The State of Delaware would like to see more high school seniors apply to college. Therefore, the Del. Department of Education has piloted "College Application Week," which began today, at Lake Forest and Smyrna high schools.
Lake Forest High School seniors spent first and second periods applying for colleges online Monday morning with the help of guidance counselors and volunteers from the state's universities and colleges as part of College Application Week.
The Delaware Department of Education selected Lake Forest and Smyrna high schools for a pilot on College Application Week in the Diamond State to encourage every student to submit at least one college application, DOE spokeswoman Alison Kepner said. The Department of Education sponsored the event as part of the state's College Access Grant Challenge initiative, she said.
College Application Week is a nationwide effort to increase the number of high school seniors bound for college.
At Lake Forest High, U.S. Sen. Tom Carper (D-Del.) and U.S. Rep. John Carney (D-Del.), lauded the state's push for increased college attendance.
Carper told Lake Forest students that his parents never went to college and he applied too late to the U.S. Air Force Academy. However, he ended up attending Ohio State University through the Naval Reserve Officers Training Corps (ROTC) and everything worked out.
Carper urged students to take advantage of the help they were getting Monday morning.
Carney said the state's SEED and Aspire scholarships had helped several students attend the University of Delaware, Delaware State University and Delaware Tech as well.
"One of the things that we know is that the jobs of the future that you're going to be looking for four or five years from now are going to require some kind of education beyond high school," Carney said.
Lake Forest High sends about 40 percent to 45 percent of its graduates to college, but the goal is to increase those figures, Lake Forest High Principal John Filicicchia said.
"Completion of a college application can be a daunting task, and we're happy to work with the Department of Education and all of the local universities and colleges to be certain that our seniors are college bound," he said.
Among the students searching for colleges Monday morning was Lake Forest senior Ethan Simpson, of Harrington. Simpson had applied to Black Hawk College in Illinois, Delaware State University and Delaware Technical & Community College. He had already been accepted to University of Northwestern Ohio.
"The school's paying for one application – any one of our choice," Simpson said. "I'm glad they started doing this. I have two younger brothers coming up. I hope they keep doing it for them."
Indeed, Lake Forest High School would pay for one college application, provided students met the requirements of that school, Lake Forest Guidance Department chair Ivy Truitt said. In addition, any of the students who ended up applying to Delaware Tech or Wesley College during College Application Week had their application fee waived, she said.
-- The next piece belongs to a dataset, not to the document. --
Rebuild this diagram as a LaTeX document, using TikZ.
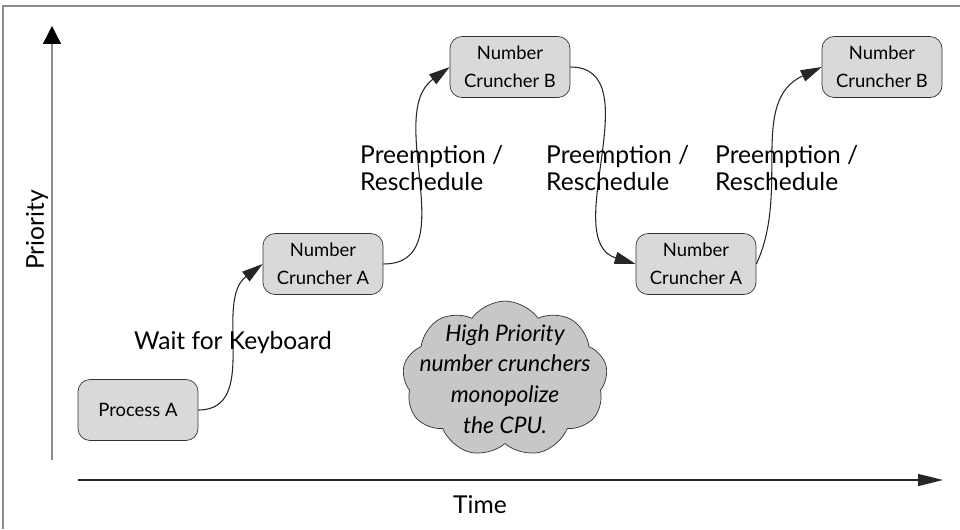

Among the other students who also began their quests to find the right colleges were Lake Forest seniors Anastasia Tucker and Robert Ortiz. Ramos and Tucker both applied to DSU, Delaware Tech and Salisbury University.
Tucker was glad that Lake Forest offered to pay for one college application as a way to kick start students' college searches.
"I think it's cool that they're doing that because I haven't done any applications," she said. "Now, I am."
Wesley College admissions counselor Anna Keane helped the Lake Forest students with not just applications to Wesley to but to any college. Keane said she would work with Lake Forest staff to obtain high school transcripts and SAT scores to give applicants an answer in as soon as a week.
"I've been talking with their guidance counselors and already got transcripts and SATs for a couple of students," Keane said. "I'm going to take them back to the office and we'll get them processed. We're trying to give them a head start in this process so they can enjoy their senior year."